- What banks actually look at when deciding home loan eligibility criteria
- Home loan eligibility criteria at SBI in 2026
- Home loan eligibility criteria at HDFC, ICICI, LIC Housing Finance and Canara Bank
- Joint home loan eligibility: how combining two incomes changes the loan amount
- The Hyderabad couple who unlocked Rs 45 lakh more
- How to calculate your home loan eligibility in three steps
What banks actually look at when deciding home loan eligibility criteria
Most eligibility guides start with the CIBIL score and stop there. The score is important, but it is one input into a calculation that banks call the credit appraisal. The full appraisal considers six factors, and understanding all six is what lets you prepare in the right order before you walk into a branch.

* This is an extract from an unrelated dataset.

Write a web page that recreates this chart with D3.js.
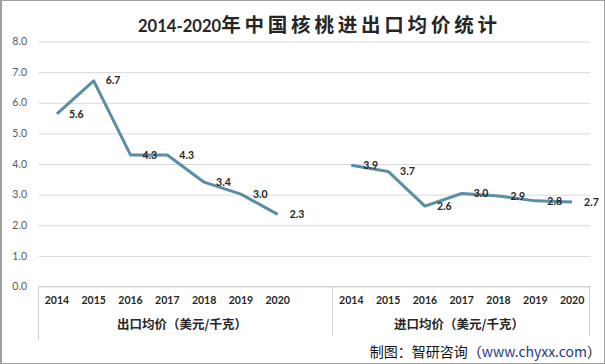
<!DOCTYPE html>
<html>
<head>
<meta charset="utf-8">
<script src="https://cdn.jsdelivr.net/npm/d3@7/dist/d3.min.js"></script>
<style>
  html, body { margin: 0; padding: 0; background: #fff; }
  svg { display: block; }
</style>
</head>
<body>
<svg id="chart" width="605" height="364"></svg>
<script>
const years = ["2014", "2015", "2016", "2017", "2018", "2019", "2020"];
const exportPrice = [5.62, 6.7, 4.28, 4.28, 3.39, 3.0, 2.34];
const importPrice = [3.94, 3.74, 2.61, 3.02, 2.94, 2.78, 2.74];
const groupTitles = ["出口均价（美元/千克）", "进口均价（美元/千克）"];
const yTicks = [0, 1, 2, 3, 4, 5, 6, 7, 8];
const titleNum = "2014-2020";
const titleCjk = "年中国核桃进出口均价统计";

const W = 605, H = 364;
const svg = d3.select("#chart");
const lineColor = "#5a8ea5";
const textDark = "#262626";

// categories: 7 export years, a gap slot, 7 import years
const keys = years.map(y => "e" + y).concat(["gap"]).concat(years.map(y => "i" + y));
const x = d3.scaleBand().domain(keys).range([38.5, 590.5]).padding(0);
const y = d3.scaleLinear().domain([0, 8]).range([286, 41]);

svg.append("rect").attr("x", 0).attr("y", 0).attr("width", W).attr("height", H).attr("fill", "#fff");

// grid lines
const grid = d3.axisLeft(y).tickValues(yTicks).tickSize(-(590.5 - 38.5)).tickFormat("");
svg.append("g").attr("transform", "translate(38.5,0)").call(grid)
  .call(g => g.select(".domain").remove())
  .call(g => g.selectAll("line").attr("stroke", "#d9d9d9").attr("stroke-width", 1)
     .attr("transform", "translate(0,0.5)"));

// y labels
const yAxis = d3.axisLeft(y).tickValues(yTicks).tickSize(0).tickPadding(0).tickFormat(d3.format(".1f"));
svg.append("g").attr("transform", "translate(27,0)").call(yAxis)
  .call(g => g.select(".domain").remove())
  .call(g => g.selectAll("text").attr("font-family", "Lato, 'Open Sans', sans-serif")
     .attr("font-size", "10.5px").attr("fill", "#595959").attr("dy", "0.35em"));

// category axis (multi-level)
const axisG = svg.append("g");
axisG.append("line").attr("x1", 38.5).attr("x2", 590.5).attr("y1", y(0) + 0.5).attr("y2", y(0) + 0.5)
  .attr("stroke", "#d0d0d0");
[x("e2014"), x("gap") + x.bandwidth(), x("i2020") + x.bandwidth()].forEach((px, i) => {
  axisG.append("line").attr("x1", Math.round(px) - 0.5).attr("x2", Math.round(px) - 0.5)
    .attr("y1", y(0)).attr("y2", i === 0 ? 340 : 336).attr("stroke", "#d0d0d0");
});

const xAxis = d3.axisBottom(x).tickSize(0).tickPadding(0)
  .tickFormat(k => k === "gap" ? "" : k.slice(1));
svg.append("g").attr("transform", "translate(0,300)").call(xAxis)
  .call(g => g.select(".domain").remove())
  .call(g => g.selectAll("text").attr("font-family", "Lato, 'Open Sans', sans-serif")
     .attr("font-weight", "bold").attr("font-size", "10.5px").attr("fill", textDark)
     .attr("dy", "0.35em"));

// group titles
const groupCenters = [182, 459];
groupTitles.forEach((t, i) => {
  svg.append("text").attr("x", groupCenters[i]).attr("y", 325).attr("dy", "0.35em")
    .attr("text-anchor", "middle")
    .attr("font-family", "'Noto Sans CJK SC', sans-serif").attr("font-weight", "bold")
    .attr("font-size", "12.5px").attr("fill", textDark).text(t);
});

// lines
const line = d3.line().x(d => x(d.k) + x.bandwidth() / 2).y(d => y(d.v));
const series = [
  years.map((yr, i) => ({ k: "e" + yr, v: exportPrice[i] })),
  years.map((yr, i) => ({ k: "i" + yr, v: importPrice[i] }))
];
series.forEach(s => {
  svg.append("path").datum(s).attr("d", line).attr("fill", "none")
    .attr("stroke", lineColor).attr("stroke-width", 3).attr("stroke-linejoin", "round");
  svg.append("g").selectAll("text").data(s).join("text")
    .attr("x", d => x(d.k) + x.bandwidth() / 2 + 12).attr("y", d => y(d.v)).attr("dy", "0.35em")
    .attr("font-family", "Lato, 'Open Sans', sans-serif").attr("font-weight", "bold")
    .attr("font-size", "10.5px").attr("fill", textDark)
    .text(d => d.v.toFixed(1));
});

// title
const title = svg.append("text").attr("x", 138).attr("y", 31.5)
  .attr("font-weight", "bold").attr("fill", textDark);
title.append("tspan").attr("font-family", "Lato, sans-serif").attr("font-size", "16.6px").text(titleNum);
title.append("tspan").attr("font-family", "'Noto Sans CJK SC', sans-serif").attr("font-size", "19.5px")
  .attr("letter-spacing", "3.8px").text(titleCjk);

// footer
const foot = svg.append("text").attr("x", 601).attr("y", 352).attr("dy", "0.35em")
  .attr("text-anchor", "end").attr("font-family", "'Noto Sans CJK SC', sans-serif")
  .attr("font-size", "14px").attr("fill", "#111");
foot.append("tspan").text("制图：智研咨询（");
foot.append("tspan").attr("fill", "#1f3c88").text("www.chyxx.com");
foot.append("tspan").text("）");

// border
svg.append("rect").attr("x", 0.5).attr("y", 0.5).attr("width", W - 1).attr("height", H - 1)
  .attr("fill", "none").attr("stroke", "#a0a0a0");
svg.append("line").attr("x1", 1).attr("x2", 1).attr("y1", 0).attr("y2", H)
  .attr("stroke", "#a0a0a0").attr("stroke-width", 2);
</script>
</body>
</html>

- CIBIL score. The credit score from TransUnion CIBIL, Experian, Equifax, or CRIF Highmark. Most banks want 750 or above for the best rates. Scores between 650 and 749 may still get approved, but at higher rates or with co-applicant requirements. Below 650, approval becomes difficult at most private banks.
- Fixed obligation to income ratio (FOIR). The total of all your existing EMIs plus the proposed home loan EMI, as a percentage of your net monthly take-home. Most banks cap this at 50 to 55 percent. If you earn Rs 80,000 a month and already pay Rs 15,000 in car loan EMI, your available EMI capacity is Rs 28,000 to Rs 29,000 (55 percent of Rs 80,000 minus Rs 15,000). That becomes the ceiling for your home loan EMI, which in turn caps the loan amount.
- Age and remaining working years. The loan tenure cannot extend beyond your retirement age (60 for salaried, 65 for self-employed). A 50-year-old salaried borrower can only take a 10-year tenure, which significantly raises the EMI and reduces the eligible loan amount at a given income.
- Employment type and stability. Salaried borrowers get better terms than self-employed because their income is easier to verify. Government employees get the best terms at PSU banks. Self-employed borrowers typically need 3 years of profitable ITR filings.
- Loan-to-value ratio (LTV). RBI’s 2026 framework: 90 percent LTV up to Rs 30 lakh, 80 percent up to Rs 75 lakh, 75 percent above Rs 75 lakh. Higher down payments increase approval probability because they reduce the bank’s credit risk.
- Property valuation and legal clearance. The bank will independently value the property. If the valuer’s figure is below your agreed purchase price, the bank lends against the valuer’s figure, not the agreed price. A clean title, valid RERA registration, and a project on the bank’s approved list all improve the process.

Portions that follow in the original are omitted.